Bench Memos

Re: Gonzales, Recusal, and Partial-Birth Abortion

Earlier today, in the case of Carhart v. Gonzales, the U.S. Court of Appeals for the Eighth Circuit ruled that the federal Partial-Birth Abortion Act of 2003 violates the Supreme Court’s 2000 ruling in Stenberg v. Carhart. The Eighth Circuit is the first federal court of appeals to rule on the federal act.

The liberal media generally sees fit not to inform its audience what “partial-birth abortion” is. Instead, as in a recent Washington Post article, it will merely refer to a “procedure called ‘partial birth’ abortion by critics.” So pardon me for a second while I describe in simple lay terms what partial-birth abortion is: It’s a method of late-term abortion in which the abortionist typically dilates the mother’s cervix, extracts the baby’s body by the feet until all but the head has emerged, stabs a pair of scissors into the head, sucks out the baby’s brains, collapses the skull, and delivers the dead baby. According to estimates cited by the Court in Stenberg, up to 5000 partial-birth abortions are done every year in this much-blessed country.

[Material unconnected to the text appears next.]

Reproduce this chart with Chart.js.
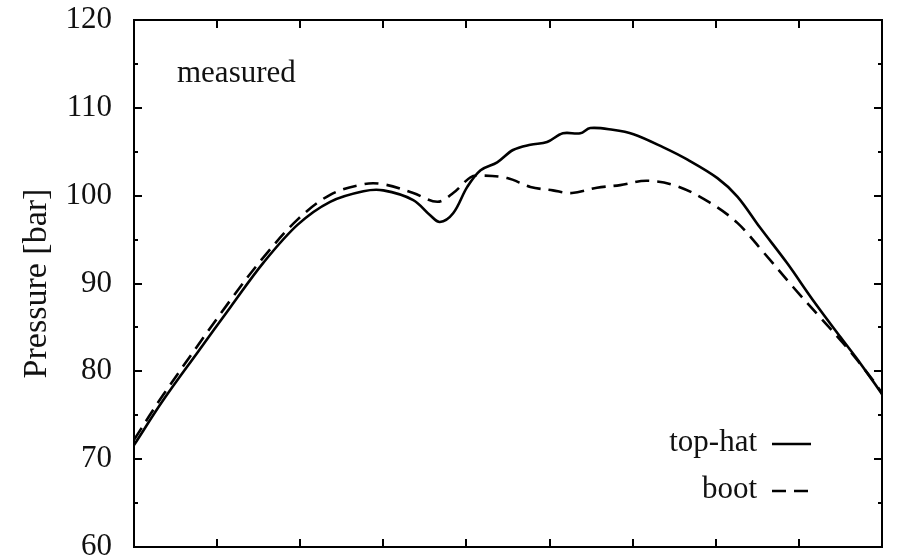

The Eighth Circuit’s ruling fully supports my previous observation that it appears a virtual certainty that any federal partial-birth abortion case reaching the Supreme Court would involve a decision by the federal court of appeals applying Stenberg to invalidate the federal act. As I have explained, because AG Gonzales, were he to be appointed to the Court, would be required to recuse himself, the president’s appointment of him to the O’Connor vacancy would predictably result in invalidation of the federal act–a centerpiece of the president’s campaign to build a culture of life–by (in Court jargon) a 4-4 affirmance by an equally divided court. By contrast, virtually any other serious candidate could be expected to provide the decisive fifth vote to uphold the federal act (and overturn Stenberg).

This issue provides just one of countless examples why all of us who admire Gonzales should recognize the elementary fact that his uniquely severe recusal obligations would put in serious jeopardy the very cases that the administration deems of greatest importance to the nation.